My week - 21 October 2013 - Strategic listening and responsiveness

Deputy Vice-Chancellor Professor John Fisher reflects on discussions within the EPSRC, Annual School Academic Performance Review Meetings, and research at Leeds.

Professor John Fisher

This week I attended the quarterly Engineering and Physical Science Research Council (EPSRC) meeting in London – I’ve been a Council member since 2010.  In addition to the normal quarterly business, we held an open forum to meet the EPSRC community and stakeholders and discuss strategies and policies. This is the first time that we’ve held an open forum and the plenary sessions were broadcast live over the web. The EPSRC community extends to over 10,000 stakeholders and, while there is extensive dialogue between EPSRC with key individuals in universities and strategic partners, the forum was intended also to engage with investigators, early career researchers and research support staff.

The topics and questions covered were wide-ranging and included cross-disciplinary issues, training, opportunities for early career researchers, gender balance and diversity, academic leadership, funding and sponsorship and the strategic shape of the portfolio. The forum re-emphasised the need for the Council and EPSRC to communicate more effectively with the community and stakeholders. While the EPSRC website contains an enormous amount of information on strategies and policies, that isn’t sufficient – the academic community expects a dialogue, two-way communication and evidence of strategic listening and responsiveness from the EPSRC Council.  

This week we’ve also been continuing with our Annual School Academic Performance Review meetings. In all meetings we’ve been discussing student education and the National Student Survey (NSS) results. As always feedback to student is an important area for improvement in NSS. The quality of our feedback, not only includes feedback to students on their individual work but also general engagement and feedback about the programmes of studies and modules. Some schools are demonstrating that this dialogue, strategic listening and responsiveness provide an excellent approach which results in continuous improvement of quality. If I’m permitted to use an engineering systems analogy, this type of ‘closed loop feedback’ is frequently used in the control of quality and performance of critical systems!

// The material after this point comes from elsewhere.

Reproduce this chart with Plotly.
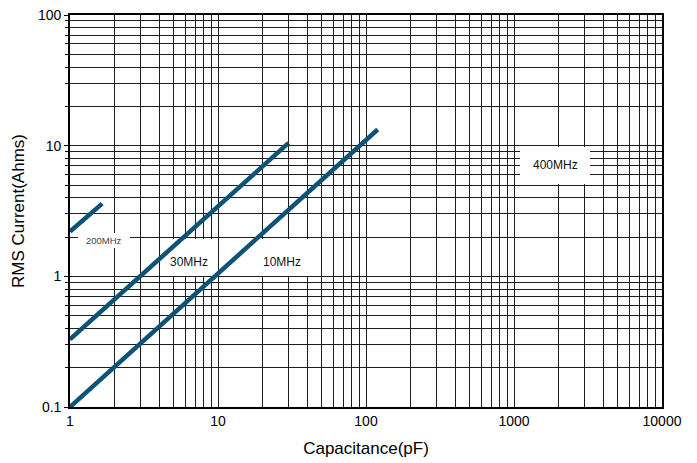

The School meetings have also given us the opportunity to discuss future research strategies and plans. The Research Excellence Framework (REF) submissions, though primarily a retrospective exercise, also provide the opportunity for Schools to make some initial statements about their future research plans. As we move beyond the date for our REF submission, it’s timely to consider developing more ambitious academic research strategies and plans for the next seven years. The University strategy map provides a framework for strategy development, but many of the future opportunities and growth will come from the ambitions and plans from individual Schools. In some School meetings we started to have some rich discussions and, in strategic listening and responsive mode, we are able to provide guidance on the opportunities in the external environment and also where we envisage cross-disciplinary, cross-Faculty working.

Our research success in the next seven years will require us to build on our distinctive academic strengths in research and education and to align these – often in collaborative ventures – to the major external opportunities and global challenges. This is easy to say and not always easy to deliver! New academic colleagues joining us at Leeds often comment on the breadth of our academic disciplines and our distinctive cross-disciplinary collaborative culture. Our challenge as academic leaders is to listen and respond to the academic opportunities as they are developed and articulated by the academic community, strategically supporting the key distinctive opportunities aligned to global challenges that will deliver world-leading excellence and an international reputation for the University of Leeds.